In July 2024, it was reported that ANETO–1H (Hindustan variant) will be used to power the prototypes of IMRH. A contract will be signed for 12 such engines for 6 prototypes. The engines are to be delivered within a timeline of 24th to 36th month of the signing of contract. The engines will be delivered to HAL's Rotary Wing Research and Design Centre (RWRDC).

On 30 August 2024, HAL partnered with SAFHAL Helicopter Engines Pvt. Ltd., a joint venture between Hindustan Aeronautics Limited and Safran Helicopter Engines, to develop Aravalli engines for 13 tonne IMRH and 12.5 tonne DBMRH (maritime variant) helicopters. The engine is named after Aravalli Range of mountains in Western India. The contract was signed by S Anbuvelan, CEO (Helicopter Complex), HAL and Olivier Savin, Director, SAFHAL Helicopter Engines and EVP, Sales and Marketing, Safran Helicopter Engines and SK Mehta, Director, SAFHAL Helicopter Engines and Executive Director (Finance), HAL. After the contract is signed, HAL anticipates that the engine development will take at least 48 months, and the project would probably take 60 months to complete.

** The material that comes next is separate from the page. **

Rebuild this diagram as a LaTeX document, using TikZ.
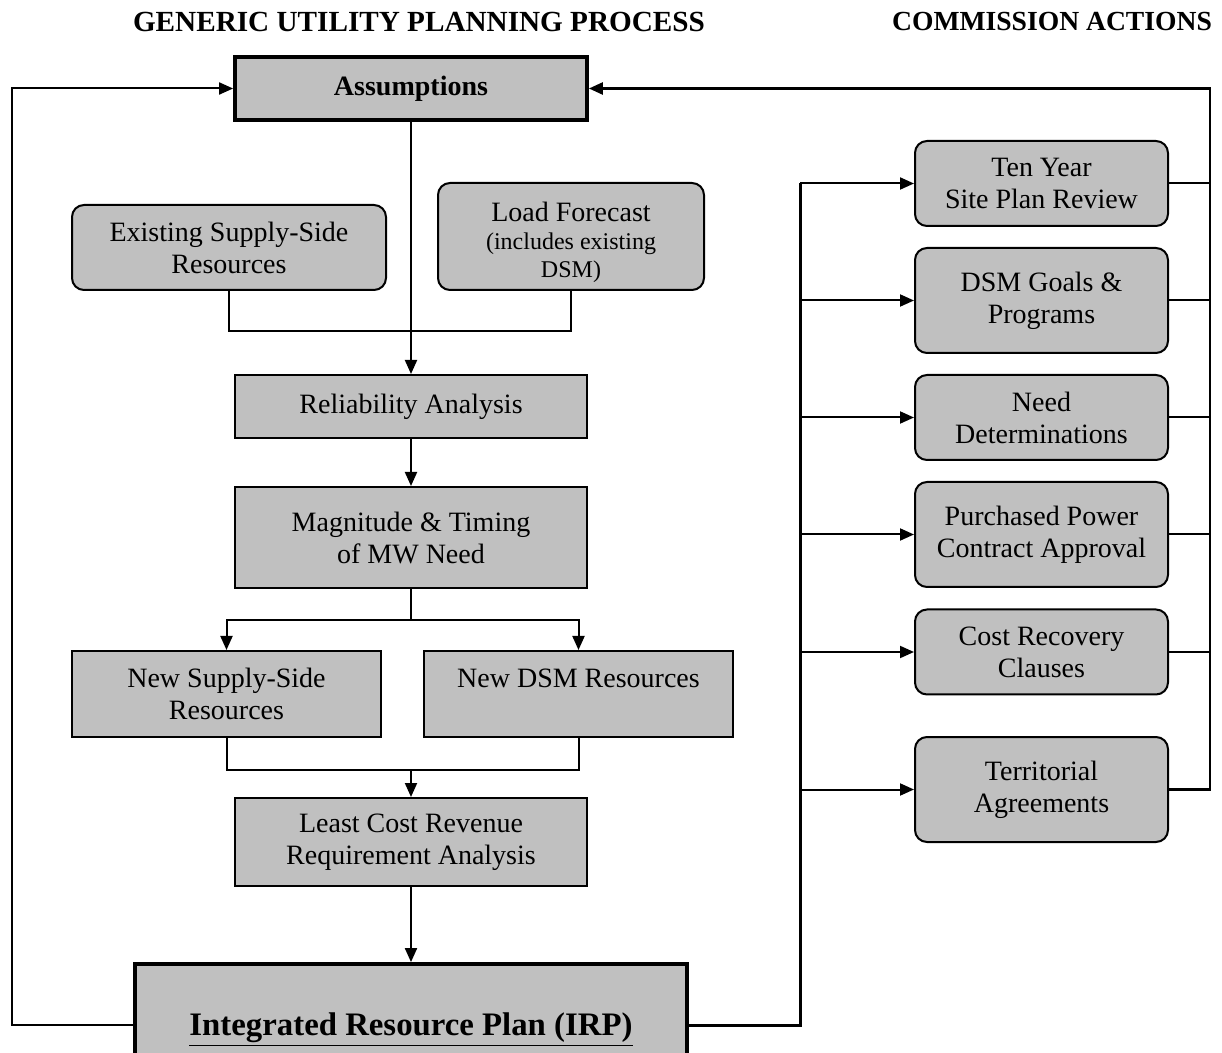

Up to ₹6000 crore would be spent on the engine's development. It is anticipated that the first engine will leave the assembly line in 2029. A thorough certification process will then be conducted to make sure the engine is compatible with the IMRH platform for testing and further production.

On 26 August 2026, the final contract was signed. It covered the design, development, manufacturing, supply, and lifecycle support of the 3,500–4,000 shaft horsepower (shp) class Aravalli engine.

==Operational history==
HAL has commented that the company has been examining the prospects of the indigenously developed-MLH essentially replacing the Mi-17 helicopters that are in widespread use both abroad and in India, especially by its heavy use by most frontline operations by the Indian Air Force; possessing broadly specifications, the fledgling rotorcraft is to be capable of performing a greater number of roles than the Russian Mi-17. While there has been no officially-stated requirement for a 10-12 tonne rotorcraft; however, the company has intentions for the IMRH to ultimately start replacing India's older Mi-17s after 2025.

== Variants ==

- IMRH (Indian Multi Role Helicopter): Base variant for Indian Army and Indian Air Force. Maximum take off of 13 t.
- DBMRH (Deck Based Multi Role Helicopter): Indian Navy variant. Maximum take-off weight of 12.5 t. Optimized for naval operations (anti-submarine and anti-surface warfare roles) with higher payload and extended range.